The administrative city of the country is Lenin Square--oops! Independence Square (Mustaqillik Maydoni).  Until the 1930s, it was Cathedral Square.  Kadyrova describes it as "a "highly impressive spatial environment."  The tower, begun in 1966 and finished in 1974 to a design by L. Adamov and others, was the Uzbek SSR Ministries Bldg.  On the far side of the fountain is a Tiananmen-scaled plaza rimmed with low-rise office buildings but now bereft of its towering statue of Lenin. 

Uzbekistan: Soviet Tashkent picture 2

The trim lines on the sides of the building faintly echo the turquoise ornament of previous centuries.

Uzbekistan: Soviet Tashkent picture 3

Completed in 1970: the Tashkent Branch of the Central Lenin Museum--oops! the State Fine Arts Museum.  Like so many American buildings of the period, it's wrapped in sun-screening panels, in this case of marble.

Uzbekistan: Soviet Tashkent picture 4

Exhibition Pavilion of the Artists' Union of Uzbekistan (1974), with another hint of tradition, not only in the arches but in the patterning on the walls, which is reminiscent of the old technique of covering walls with alternating glazed and bisqued tiles.  It's called banai, and there's lot of it to see in Samarkand.
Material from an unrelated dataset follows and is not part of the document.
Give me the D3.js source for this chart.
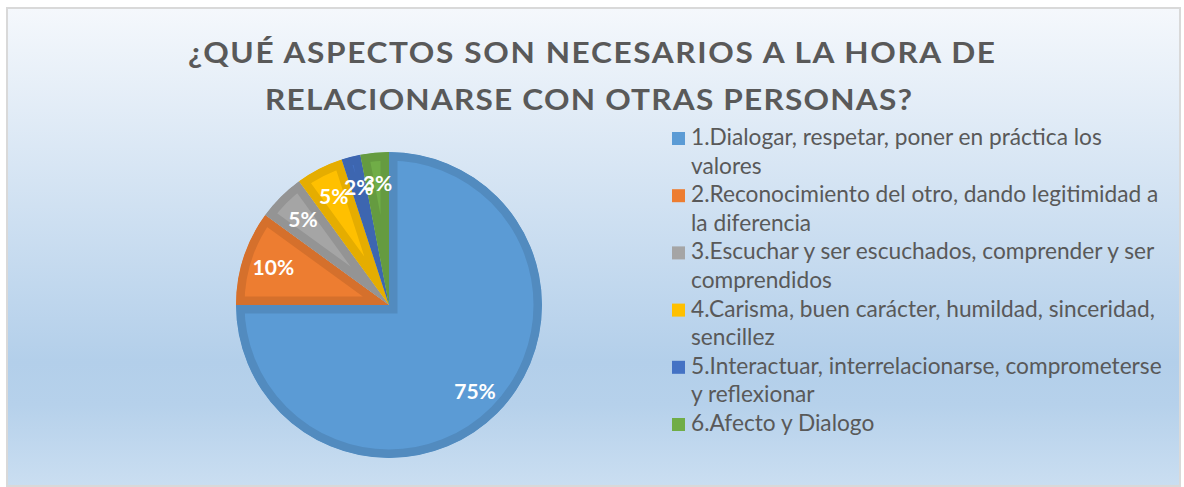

Uzbekistan: Soviet Tashkent picture 5

No hint of anything indigenous: the pre-earthquake headquarters of the Central Committee of the Communist Party of Uzbekistan, 1964. 

Uzbekistan: Soviet Tashkent picture 6

The Uzbekistan Hotel (1974), designed by L. Yershova and others.  This side looks over the circular park with the equestration statue of Tamerlane.  Before 1993, guests gazed down on the top of Karl Marx's head.

Uzbekistan: Soviet Tashkent picture 7

The city has a large stock of apartment buildings that are unmitigatedly grim, except for the ornamentation of the end walls.

Uzbekistan: Soviet Tashkent picture 8

Another instance, with something that looks like a spaceship at takeoff. 

Uzbekistan: Soviet Tashkent picture 9

Another example.  Give an engineer a compass and a straightedge, and--presto!--he'll give you art.

Uzbekistan: Soviet Tashkent picture 10

Few of the buildings allude to traditional patterns of ornament, but here's one at least with medallions.

Uzbekistan: Soviet Tashkent picture 11

Another has distinctly non-traditional figurative ornament.

Uzbekistan: Soviet Tashkent picture 12

If you want the endwalls to look good, just compare them with the main facades.